Brainoil's musical style is sludge metal influenced by bands such as Eyehategod, Melvins and Dystopia.

==History==
===Early days===
The band was originally formed in 1998 by Greg Wilkinson as a solo project called Mr.Brainoil with a Boss drum machine. Greg was joined by Nate in the summer of 2000. Greg and Nate continued to work on material throughout the summer of 2000 writing and recording a demo by the fall of 2000. Greg and Nate ditched the drum machine by the winter of 2000 and were joined by Ira Harris. Brainoil's first show was on March 3, 2001, at Mission Records in San Francisco.

===2001–2003===
Brainoil entered the studio in early 2001 to record for a split CD with fellow Oakland sludge rockers Cruevo recorded by Noah Landis of Neurosis at Mr.
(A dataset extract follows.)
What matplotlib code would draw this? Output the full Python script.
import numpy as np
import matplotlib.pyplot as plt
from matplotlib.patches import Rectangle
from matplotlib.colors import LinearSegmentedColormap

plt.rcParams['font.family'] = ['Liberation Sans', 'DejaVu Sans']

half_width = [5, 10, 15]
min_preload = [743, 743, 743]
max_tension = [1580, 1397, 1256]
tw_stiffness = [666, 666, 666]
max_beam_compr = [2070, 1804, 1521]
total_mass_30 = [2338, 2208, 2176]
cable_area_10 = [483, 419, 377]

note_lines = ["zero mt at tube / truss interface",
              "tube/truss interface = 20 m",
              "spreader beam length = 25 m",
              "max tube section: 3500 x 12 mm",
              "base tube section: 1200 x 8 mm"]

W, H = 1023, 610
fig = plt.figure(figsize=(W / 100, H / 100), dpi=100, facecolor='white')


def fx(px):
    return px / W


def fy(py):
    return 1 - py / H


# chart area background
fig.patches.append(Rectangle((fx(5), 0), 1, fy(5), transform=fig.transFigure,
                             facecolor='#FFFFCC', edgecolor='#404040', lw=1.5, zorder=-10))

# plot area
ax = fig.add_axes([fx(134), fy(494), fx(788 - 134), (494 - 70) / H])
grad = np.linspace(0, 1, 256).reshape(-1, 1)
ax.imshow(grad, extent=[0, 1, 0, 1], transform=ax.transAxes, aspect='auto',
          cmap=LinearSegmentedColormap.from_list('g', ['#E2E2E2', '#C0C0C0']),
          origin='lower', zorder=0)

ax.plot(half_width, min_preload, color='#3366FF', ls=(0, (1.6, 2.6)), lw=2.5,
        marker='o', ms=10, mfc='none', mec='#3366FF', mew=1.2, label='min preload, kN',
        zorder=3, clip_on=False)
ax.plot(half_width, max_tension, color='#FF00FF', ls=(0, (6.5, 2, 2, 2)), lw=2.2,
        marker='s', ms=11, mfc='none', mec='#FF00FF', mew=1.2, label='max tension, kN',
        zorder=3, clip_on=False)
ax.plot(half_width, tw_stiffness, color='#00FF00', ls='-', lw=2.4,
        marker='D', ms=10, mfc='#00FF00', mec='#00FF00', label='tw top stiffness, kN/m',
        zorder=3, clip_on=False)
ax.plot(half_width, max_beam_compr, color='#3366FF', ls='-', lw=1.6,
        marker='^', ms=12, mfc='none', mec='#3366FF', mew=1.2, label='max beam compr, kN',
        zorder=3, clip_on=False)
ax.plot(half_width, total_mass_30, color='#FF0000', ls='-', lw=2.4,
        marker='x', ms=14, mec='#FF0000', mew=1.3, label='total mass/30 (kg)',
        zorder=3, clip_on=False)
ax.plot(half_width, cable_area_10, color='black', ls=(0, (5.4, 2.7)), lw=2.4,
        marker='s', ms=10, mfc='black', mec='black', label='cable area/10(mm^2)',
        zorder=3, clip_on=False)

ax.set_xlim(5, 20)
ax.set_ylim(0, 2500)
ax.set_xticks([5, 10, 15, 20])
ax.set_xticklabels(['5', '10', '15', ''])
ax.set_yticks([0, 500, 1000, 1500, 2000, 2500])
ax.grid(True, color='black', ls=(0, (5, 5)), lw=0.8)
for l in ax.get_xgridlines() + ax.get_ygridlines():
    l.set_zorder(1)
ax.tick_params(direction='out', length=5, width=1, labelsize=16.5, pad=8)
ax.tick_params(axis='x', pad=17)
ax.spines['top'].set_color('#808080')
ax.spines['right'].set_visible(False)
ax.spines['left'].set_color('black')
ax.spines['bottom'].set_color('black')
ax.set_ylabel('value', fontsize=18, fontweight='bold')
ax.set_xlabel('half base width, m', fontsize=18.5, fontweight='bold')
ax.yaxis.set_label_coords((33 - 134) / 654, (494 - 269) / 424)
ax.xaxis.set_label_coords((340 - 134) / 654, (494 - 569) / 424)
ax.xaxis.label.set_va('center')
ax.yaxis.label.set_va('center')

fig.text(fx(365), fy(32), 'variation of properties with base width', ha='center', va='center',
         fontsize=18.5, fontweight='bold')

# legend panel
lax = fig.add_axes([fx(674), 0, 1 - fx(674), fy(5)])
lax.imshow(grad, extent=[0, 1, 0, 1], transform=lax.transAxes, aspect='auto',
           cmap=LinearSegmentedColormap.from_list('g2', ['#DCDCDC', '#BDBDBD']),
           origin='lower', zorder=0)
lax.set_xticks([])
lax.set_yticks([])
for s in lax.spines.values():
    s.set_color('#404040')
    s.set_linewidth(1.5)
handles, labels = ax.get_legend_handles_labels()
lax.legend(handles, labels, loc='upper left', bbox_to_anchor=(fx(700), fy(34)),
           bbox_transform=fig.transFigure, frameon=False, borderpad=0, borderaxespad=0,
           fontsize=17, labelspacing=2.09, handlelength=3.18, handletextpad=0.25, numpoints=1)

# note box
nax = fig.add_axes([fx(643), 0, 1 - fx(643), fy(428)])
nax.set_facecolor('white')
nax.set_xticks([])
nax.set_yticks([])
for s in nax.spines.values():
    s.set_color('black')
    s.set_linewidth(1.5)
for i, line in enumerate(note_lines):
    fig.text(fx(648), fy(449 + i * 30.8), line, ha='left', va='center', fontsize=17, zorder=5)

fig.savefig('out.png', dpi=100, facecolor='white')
Toad's studios in San Francisco. The CD was released by the end of 2002 as a 4-label split release between Shifty Records, Boredom Noise, Berserker and Unknown Controller. This release has since been lost to obscurity through a lack of repressing by any of the labels, and has become something of a collector's item in the sludge world. One of the songs from this recording session was released as a Split 7" with Seattle's Iron Lung on Greg Wilkinson's label, Boredom Noise (now defunct).

Brainoil played extensively in the San Francisco Bay Area and along the West coast during 2001–2003.
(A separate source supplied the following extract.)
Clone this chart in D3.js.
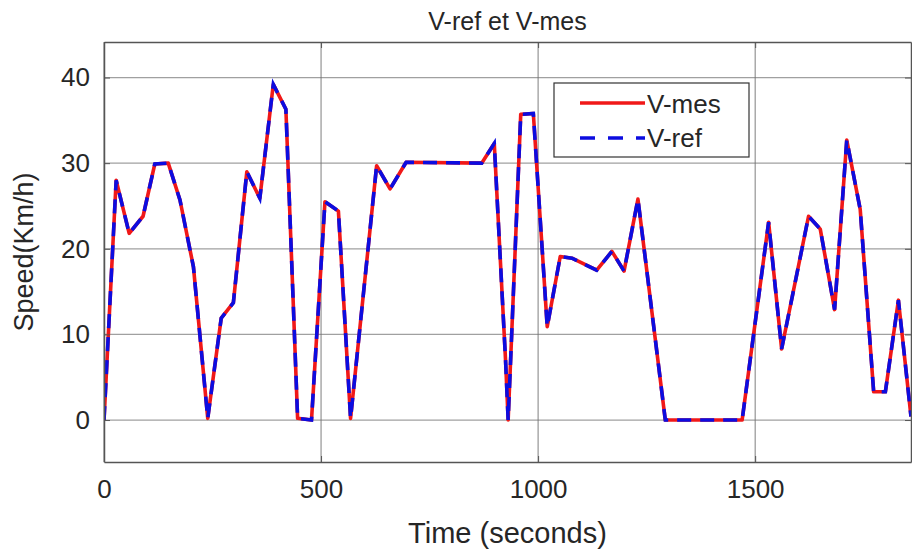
<!DOCTYPE html>
<html>
<head>
<meta charset="utf-8">
<script src="https://cdn.jsdelivr.net/npm/d3@7"></script>
<style>
  body { margin: 0; background: #fff; }
  svg { display: block; font-family: "Liberation Sans", Arial, sans-serif; }
</style>
</head>
<body>
<svg id="chart" width="912" height="552"></svg>
<script>
// data
var time = [0, 28, 58, 90, 117, 148, 175, 206, 239, 270, 298, 329, 359, 390, 419, 446, 478, 509, 540, 568, 628, 659, 696, 870, 899, 925, 931, 960, 989, 1021, 1051, 1078, 1135, 1170, 1198, 1230, 1293, 1470, 1531, 1561, 1623, 1650, 1683, 1711, 1742, 1773, 1800, 1830, 1859]
var vmes = [0, 28, 21.8, 23.8, 29.9, 30, 25.7, 17.9, 0.2, 11.9, 13.7, 29, 25.9, 39.2, 36.3, 0.2, 0, 25.5, 24.4, 0.2, 29.7, 27, 30.1, 30, 32.3, 7, 0, 35.7, 35.8, 10.9, 19.1, 18.9, 17.5, 19.7, 17.4, 25.8, 0, 0, 23.1, 8.3, 23.8, 22.3, 12.9, 32.7, 24.6, 3.3, 3.3, 14, 0.4]
var vref = [0, 28, 21.8, 23.8, 29.9, 30, 25.7, 17.9, 0.2, 11.9, 13.7, 29, 25.9, 39.2, 36.3, 0.2, 0, 25.5, 24.4, 0.2, 29.7, 27, 30.1, 30, 32.3, 7, 0, 35.7, 35.8, 10.9, 19.1, 18.9, 17.5, 19.7, 17.4, 25.8, 0, 0, 23.1, 8.3, 23.8, 22.3, 12.9, 32.7, 24.6, 3.3, 3.3, 14, 0.4]
var xTicks = [0, 500, 1000, 1500]
var yTicks = [0, 10, 20, 30, 40]
var seriesNames = ["V-mes", "V-ref"]

const M = {left: 104, right: 911, top: 42, bottom: 462}
const TXT = "#262626"

const x = d3.scaleLinear().domain([0, 1859]).range([M.left, M.right])
const y = d3.scaleLinear().domain([-4.9, 44.15]).range([M.bottom, M.top])

const svg = d3.select("#chart")

// grid
svg.append("g").selectAll("line").data(yTicks).enter().append("line")
  .attr("x1", M.left).attr("x2", M.right)
  .attr("y1", d => y(d)).attr("y2", d => y(d))
  .attr("stroke", "#a0a0a0").attr("stroke-width", 1.2)
svg.append("g").selectAll("line").data(xTicks).enter().append("line")
  .attr("x1", d => x(d)).attr("x2", d => x(d))
  .attr("y1", M.top).attr("y2", M.bottom)
  .attr("stroke", "#707070").attr("stroke-width", 0.9)

svg.append("defs").append("clipPath").attr("id", "clip")
  .append("rect").attr("x", M.left).attr("y", M.top)
  .attr("width", M.right - M.left).attr("height", M.bottom - M.top)

const line = d3.line().x(d => x(d[0])).y(d => y(d[1]))
const plot = svg.append("g").attr("clip-path", "url(#clip)")

plot.append("path").datum(d3.zip(time, vmes))
  .attr("d", line).attr("fill", "none")
  .attr("stroke", "#f01818").attr("stroke-width", 3.6)
  .attr("stroke-linejoin", "round")

plot.append("path").datum(d3.zip(time, vref))
  .attr("d", line).attr("fill", "none")
  .attr("stroke", "#0c0ce0").attr("stroke-width", 3.6)
  .attr("stroke-dasharray", "14,9")

// axes (ticks inside, box all round)
const gx = svg.append("g").attr("transform", `translate(0,${M.bottom})`)
  .call(d3.axisBottom(x).tickValues(xTicks).tickFormat(d3.format("d")).tickSize(-6).tickPadding(18).tickSizeOuter(0))
const gxTop = svg.append("g").attr("transform", `translate(0,${M.top})`)
  .call(d3.axisTop(x).tickValues(xTicks).tickSize(-6).tickFormat("").tickSizeOuter(0))
const gy = svg.append("g").attr("transform", `translate(${M.left},0)`)
  .call(d3.axisLeft(y).tickValues(yTicks).tickSize(-6).tickPadding(14).tickSizeOuter(0))
const gyR = svg.append("g").attr("transform", `translate(${M.right},0)`)
  .call(d3.axisRight(y).tickValues(yTicks).tickSize(-6).tickFormat("").tickSizeOuter(0))

;[gx, gxTop, gy, gyR].forEach(g => {
  g.select(".domain").attr("stroke", "#555").attr("stroke-width", 1.5)
  g.selectAll(".tick line").attr("stroke", "#555")
  g.selectAll("text").attr("fill", TXT).attr("font-size", 26)
    .attr("font-family", "Liberation Sans, Arial, sans-serif")
})

// titles
svg.append("text").attr("x", (M.left + M.right) / 2).attr("y", 30)
  .attr("text-anchor", "middle").attr("font-size", 25).attr("fill", TXT)
  .text("V-ref et V-mes")
svg.append("text").attr("x", (M.left + M.right) / 2).attr("y", 543)
  .attr("text-anchor", "middle").attr("font-size", 29).attr("fill", TXT)
  .text("Time (seconds)")
svg.append("text").attr("transform", `translate(33,${(M.top + M.bottom) / 2}) rotate(-90)`)
  .attr("text-anchor", "middle").attr("font-size", 27).attr("fill", TXT)
  .text("Speed(Km/h)")

// legend
const lg = svg.append("g")
lg.append("rect").attr("x", 554).attr("y", 83).attr("width", 195).attr("height", 74)
  .attr("fill", "#fff").attr("stroke", "#333").attr("stroke-width", 1.2)
lg.append("line").attr("x1", 580).attr("x2", 645).attr("y1", 103).attr("y2", 103)
  .attr("stroke", "#f01818").attr("stroke-width", 3.6)
lg.append("line").attr("x1", 580).attr("x2", 645).attr("y1", 138).attr("y2", 138)
  .attr("stroke", "#0c0ce0").attr("stroke-width", 3.6).attr("stroke-dasharray", "15,13")
lg.selectAll("text.name").data(seriesNames).enter().append("text")
  .attr("x", 647).attr("y", (d, i) => 113 + i * 34)
  .attr("font-size", 26).attr("fill", TXT).text(d => d)
</script>
</body>
</html>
Brainoil entered Polymorph Studios in March 2002 to record their debut LP with engineer Dan Rathbun. The LP was released as a self-titled LP in early 2003 by Matt Parillo of Dystopia on Life is Abuse Records. The LP received many positive reviews in the weeks and months following its release, often comparing the band's initial LP to Eyehategod, and described as "the best sludge album so far this year" in a review by Jeb Branin.

===2004–2008===
At the request and assistance of Uge from Throne Records in Spain, the band's self-titled LP was re-released in Europe on Throne Records in the winter of 2003. This version of the LP featured re-mastering and a re-arrangement of the songs on each side. The re-mastering boosted the high-end frequencies and increased the overall volume. To support the LP release, Brainoil toured Western Europe in March 2004 with fellow Throne Records label-mates Moho. Upon their return from Europe, Brainoil continued to play, but with decreasing frequency in the San Francisco Bay Area from late 2004–2006. Throughout 2005–2007 Ira Harris began an extensive touring schedule with Watch Them Die. Not wanting to continue Brainoil with any other drummer, Greg and Nate shifted focus to their other musical projects until the time was right to continue with Ira.

===2009–2013===
Brainoil began playing live shows regularly again in the San Francisco Bay Area by 2009 and appeared with bands such as Ghoul, Cannabis Corpse, Eyehategod, Deviated Instinct, Buzzoven, Doom, Saviours, Lecherous Gaze, Rorschach and Dropdead. In August 2011 Brainoil released their self-produced and recorded 2nd full-length LP Death of This Dry Deason through the 20 Buck Spin label. The release was covered in the press by the East Bay Express, Decibel Magazine and reviewed online extensively. A video for the song "Gravity is a Relic" was released shortly thereafter. The band posted an internet-only release of oddities and obscurities in September 2011 Brainoil toured the east coast of the United States with Lecherous Gaze in September–October 2013.

==Members==
- Greg Wilkinson – Bass and vocals
- Nathan Smith – Guitar and vocals
- Ira Harris – Drums

==Discography==
===EP===
- Brain/Lung Split 7" with Iron Lung Boredom Noise (2001)

===LPs===
- Brainoil LP Life Is Abuse (2003)
- Brainoil LP Gatefold Repress Throne Records (2003)
- Death of this Dry Season LP 20 Buck Spin (2011)
- Singularity to Extinxtion LP Tankcrimes (2018)

===CDs===
- "Split CD with Cruevo" split label release between Berserker, Unknown Controller, Boredom Noise and Shifty (2001)

===Downloads===
- Brainoil oddities, obscurities and releases mix #1 (2011)

==Associated projects==
- Ira Harris played in the punk band Grimple from Santa Fe, New Mexico during the 1990s. Ira also played and toured extensively with Watch Them Die.
- Greg Wilkinson currently plays in Autopsy (as of 2021), Deathgrave, and Shrinkwrap Killers. He has also played with the bands Laudanum and I Will Kill You Fucker.
- Nathan Smith played in the crust punk band Destroy from Minneapolis during the 1990s, and Stormcrow from 2005-2009.

==Recording projects==
Greg and Nate recorded and produced the Born/Dead split LP with Consume in 2003.
Greg Wilkinson has recorded and produced many punk, doom, sludge, and experimental bands at EarHammer Studios in Oakland, CA.